1511 drawing by Michelangelo

Studies for the Libyan Sibyl (recto); Studies for the Libyan Sibyl and a small Sketch for a Seated Figure (verso) is a 1511 drawing by Michelangelo. It is in the collection of the Metropolitan Museum of Art.

== Description and interpretation ==
This drawing is a double-sided preparatory sketch for the painting of the Libyan Sibyl as part Sistine Chapel commission. The recto (or front) side of this chalk drawing displays a young male figure twisting over his left-hand shoulder while holding up an imaginary object. We now know (based on the final painting in the Sistine Chapel) that the sibyl holds open a large book. Even though the finished figure is in fact a woman, the sketch shows emphasis on the model's muscles and definition of his male physique.

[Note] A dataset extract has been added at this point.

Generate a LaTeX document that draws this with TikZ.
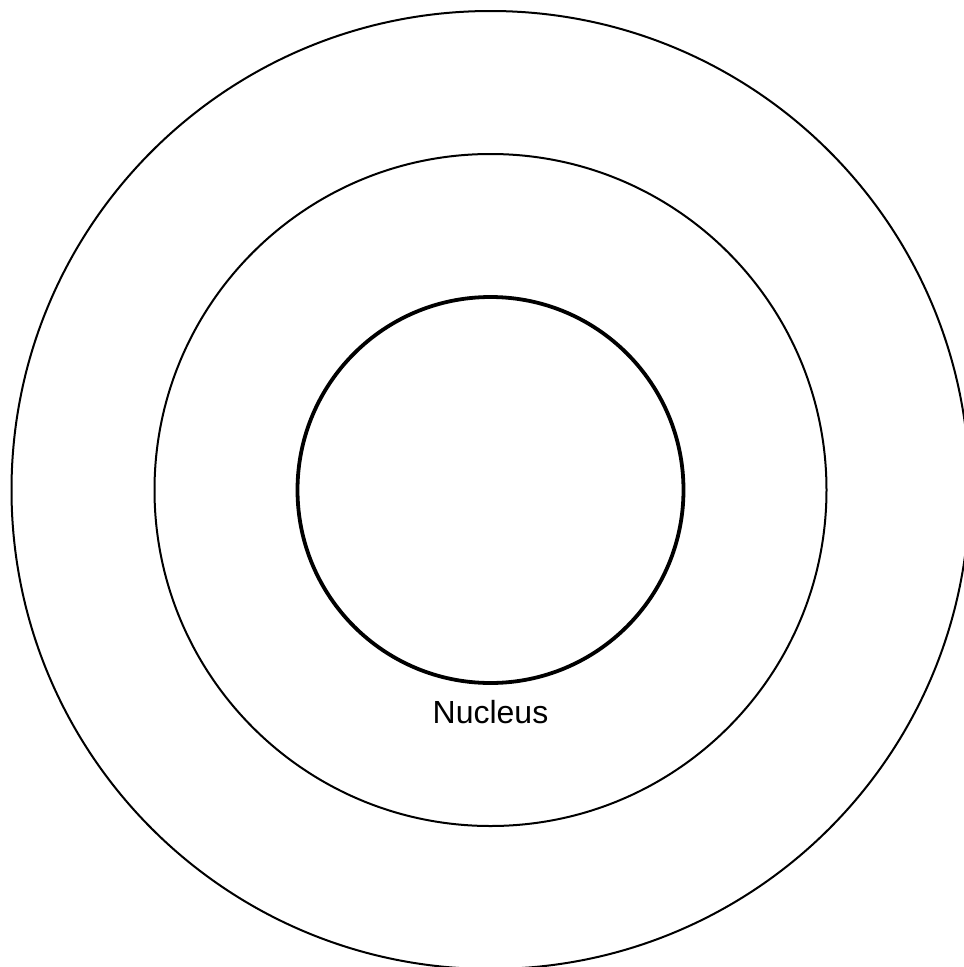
\documentclass[tikz,border=0pt]{standalone}
\usepackage{fontspec}
\setmainfont{Liberation Sans}
\begin{document}
\begin{tikzpicture}[x=1pt,y=-1pt,
  shell/.style={draw=black,line width=2pt},
  core/.style={draw=black,line width=3.8pt},
  lbl/.style={font=\fontsize{32}{38}\selectfont,inner sep=0pt}]
\useasboundingbox (0,0) rectangle (964,967);
\clip (0,0) rectangle (964,967);
\coordinate (c) at (490.5,490);
\draw[shell] (c) circle[radius=479];
\draw[shell] (c) circle[radius=336];
\draw[core] (c) circle[radius=193];
\node[lbl,anchor=base] (nuc) at (490.5,723) {Nucleus};
\end{tikzpicture}
\end{document}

The verso side of this study depicts a seated figure in the center of the image, along with a detailed sketch of a knee and small figure in the top right corner. The central figure depicts anatomical renderings more closely related to feminine features, rather than masculine. Michelangelo was known for using male models for his depictions of women, with muscles and forms more masculine in nature as is evident in the recto side of this drawing.

== Influence ==
Early Christian imagery steered away from nakedness until the mid-thirteenth century and became more widely used throughout the Renaissance. Michelangelo's depictions of nudes were prevalent in his religious commissions with a focus on physical power of the male figure.